Good - let's recognize that different APIs can serve different purposes. 
  That includes Clerezza.

> While triple stores are the standard databases for RDF databases other data
> can also be exposed as RDF. In the generic case a mapping to the Jena or
> Sesame model is not possible without memory expensive work-arounds.

I don't understand that point - could you expand on it?  Let's get concrete.

> Also
> because of this ties to tripe stores some of the RDF features are not
> possible (at least not easily) with these APIs.

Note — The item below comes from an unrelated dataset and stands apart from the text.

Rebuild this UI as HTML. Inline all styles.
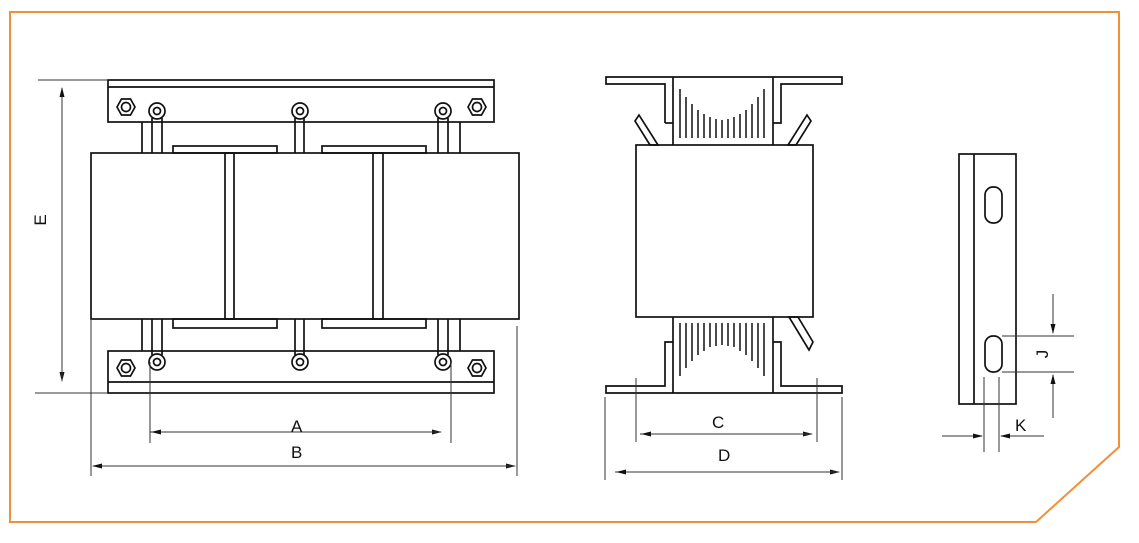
<!DOCTYPE html>
<html><head><meta charset="utf-8"><style>
html,body{margin:0;padding:0;background:#fff;}
svg{display:block;}
text{font-family:"Liberation Sans",sans-serif;font-size:17px;fill:#111;}
</style></head><body>
<svg width="1139" height="543" viewBox="0 0 1139 543" xmlns="http://www.w3.org/2000/svg">
<defs>
<marker id="ar" markerWidth="10" markerHeight="6" refX="9" refY="3" orient="auto" markerUnits="userSpaceOnUse"><path d="M0,0.5 L10,3 L0,5.5 z" fill="#111"/></marker>
</defs>
<polygon points="10,12 1119,12 1119,447 1036,522 10,522" fill="none" stroke="#f0913a" stroke-width="2"/>
<g fill="none" stroke="#111" stroke-width="1.7">
<rect x="108" y="80" width="386" height="42"/>
<line x1="108" y1="87" x2="494" y2="87"/>
<rect x="108" y="351" width="386" height="42"/>
<line x1="108" y1="382" x2="494" y2="382"/>
<rect x="91" y="153" width="428" height="166"/>
<rect x="225" y="153" width="9" height="166"/>
<rect x="373" y="153" width="10" height="166"/>
<rect x="173" y="146" width="104" height="7"/>
<rect x="322" y="146" width="104" height="7"/>
<rect x="173" y="319" width="104" height="9"/>
<rect x="322" y="319" width="104" height="9"/>
<path d="M142,122V153 M152,118V153 M162,118V153 M295,118V153 M304,118V153 M438,118V153 M448,118V153 M460,122V153"/>
<path d="M142,319V351 M152,319V355 M162,319V355 M295,319V355 M304,319V355 M438,319V355 M448,319V355 M460,319V351"/>
<circle cx="157" cy="111" r="8"/><circle cx="157" cy="111" r="3.5"/>
<circle cx="300" cy="111" r="8"/><circle cx="300" cy="111" r="3.5"/>
<circle cx="443" cy="111" r="8"/><circle cx="443" cy="111" r="3.5"/>
<circle cx="157" cy="362" r="8"/><circle cx="157" cy="362" r="3.5"/>
<circle cx="300" cy="362" r="8"/><circle cx="300" cy="362" r="3.5"/>
<circle cx="443" cy="362" r="8"/><circle cx="443" cy="362" r="3.5"/>
<polygon points="117,107 121.5,99 130.5,99 135,107 130.5,115 121.5,115"/><circle cx="126" cy="107" r="4.5"/>
<polygon points="468,107 472.5,99 481.5,99 486,107 481.5,115 472.5,115"/><circle cx="477" cy="107" r="4.5"/>
<polygon points="117,368 121.5,360 130.5,360 135,368 130.5,376 121.5,376"/><circle cx="126" cy="368" r="4.5"/>
<polygon points="468,368 472.5,360 481.5,360 486,368 481.5,376 472.5,376"/><circle cx="477" cy="368" r="4.5"/>
</g>
<g stroke="#333" stroke-width="1" fill="none">
<line x1="38" y1="80" x2="108" y2="80"/>
<line x1="35" y1="393" x2="108" y2="393"/>
<line x1="62" y1="88" x2="62" y2="381" marker-end="url(#ar)"/>
<line x1="62" y1="381" x2="62" y2="88" marker-end="url(#ar)"/>
<line x1="150" y1="362" x2="150" y2="443"/>
<line x1="451" y1="362" x2="451" y2="443"/>
<line x1="150" y1="432" x2="441" y2="432" marker-end="url(#ar)"/>
<line x1="441" y1="432" x2="152" y2="432" marker-end="url(#ar)"/>
<line x1="91" y1="319" x2="91" y2="476"/>
<line x1="517" y1="326" x2="517" y2="476"/>
<line x1="93" y1="466" x2="515" y2="466" marker-end="url(#ar)"/>
<line x1="515" y1="466" x2="93" y2="466" marker-end="url(#ar)"/>
</g>
<text x="291" y="432">A</text>
<text x="291" y="458">B</text>
<text x="0" y="0" transform="translate(46,220) rotate(-90)" text-anchor="middle">E</text>

<g fill="none" stroke="#111" stroke-width="1.7">
<polyline points="665,123 665,84 606,84 606,77 842,77 842,84 781,84 781,123 773,123"/>
<polyline points="673,123 665,123"/>
<line x1="673" y1="77" x2="673" y2="145"/>
<line x1="773" y1="77" x2="773" y2="145"/>
<rect x="636" y="145" width="177" height="172"/>
<line x1="673" y1="317" x2="673" y2="393"/>
<line x1="773" y1="317" x2="773" y2="393"/>
<polyline points="673,342 665,342 665,386 606,386 606,393 842,393 842,386 781,386 781,342 773,342"/>
<polygon points="650,145 635,121 639,115 658,145"/>
<polygon points="796,145 811,121 807,115 788,145"/>
<polygon points="789,317 798,317 813,342 809,350"/>
</g>
<g stroke="#111" stroke-width="1.5">
<path d="M680,89V138 M686,97V138 M692,104V138 M698,110V138 M704,114V138 M710,117V138 M716,119V138 M722,120V138 M728,119V138 M734,117V138 M740,114V138 M746,110V138 M752,104V138 M758,97V138 M764,89V138"/>
<path d="M680,323V376 M686,323V368 M692,323V361 M698,323V355 M704,323V351 M710,323V347 M716,323V346 M722,323V345 M728,323V346 M734,323V347 M740,323V351 M746,323V355 M752,323V361 M758,323V368 M764,323V376"/>
</g>
<g stroke="#333" stroke-width="1" fill="none">
<line x1="636" y1="378" x2="636" y2="442"/>
<line x1="817" y1="378" x2="817" y2="442"/>
<line x1="640" y1="434" x2="812" y2="434" marker-end="url(#ar)"/>
<line x1="812" y1="434" x2="642" y2="434" marker-end="url(#ar)"/>
<line x1="605" y1="397" x2="605" y2="480"/>
<line x1="842" y1="397" x2="842" y2="480"/>
<line x1="615" y1="472" x2="839" y2="472" marker-end="url(#ar)"/>
<line x1="839" y1="472" x2="617" y2="472" marker-end="url(#ar)"/>
</g>
<text x="712" y="428">C</text>
<text x="718" y="461">D</text>

<g fill="none" stroke="#111" stroke-width="1.7">
<rect x="959" y="154" width="57" height="250"/>
<line x1="974" y1="154" x2="974" y2="404"/>
<rect x="985" y="187" width="17" height="36" rx="8"/>
<rect x="985" y="336" width="17" height="36" rx="8"/>
</g>
<g stroke="#333" stroke-width="1" fill="none">
<line x1="1002" y1="336" x2="1074" y2="336"/>
<line x1="1002" y1="372" x2="1074" y2="372"/>
<line x1="1053" y1="294" x2="1053" y2="333" marker-end="url(#ar)"/>
<line x1="1053" y1="418" x2="1053" y2="375" marker-end="url(#ar)"/>
<line x1="984" y1="377" x2="984" y2="452"/>
<line x1="999" y1="377" x2="999" y2="452"/>
<line x1="942" y1="436" x2="982" y2="436" marker-end="url(#ar)"/>
<line x1="1044" y1="436" x2="1001" y2="436" marker-end="url(#ar)"/>
</g>
<text x="0" y="0" transform="translate(1048,354) rotate(-90)" text-anchor="middle">J</text>
<text x="1015" y="431">K</text>
</svg>
</body></html>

Interesting claim - could you explain it?  Links would be good.  Let's 
ground discussion in the spec text we are all claiming to adhere to. [*]

>
> I developed the first version of such an API in 2006 when working
> with the Jena team at HP on a Graph Versioning System. The current Clerezza
> API is however substantially different from this with the contributions of
> many developers.

You will be pleased to know that HP granted IP rights of GVS, and 
derived works, to ASF as part of the Jena software grant.  It had not 
been done before.

>> The idea of Commons RDF as we conceived was to design together with those
>> toolkits a generic API that new versions could implement and focus on
>> implementing portable algorithms with a choice of storage. And that's
>> basically the current scope of Commons RDF as I know it.
>>
>
> That's pretty much the goal of the Clerezza RDF library too. And I can show
> you usecases where the current version of your API doesn't fulfill this
> purpose.

Please show the use cases.

> As for the project on github I've never seen any
> discussion about this on the various semantic web related mailing lists at
> apache.

http://markmail.org/message/dtvy7mpm7gd7kvdw

http://mail-archives.apache.org/mod_mbox/clerezza-dev/201406.mbox/%3C5398B07C.5000507%40apache.org%3E

This is not an Apache-only endeavour.

	Andy

[*] Disclose the the wider audience: I was active on the RDF 1.1 working 
group, contributing to various of the W3C specs.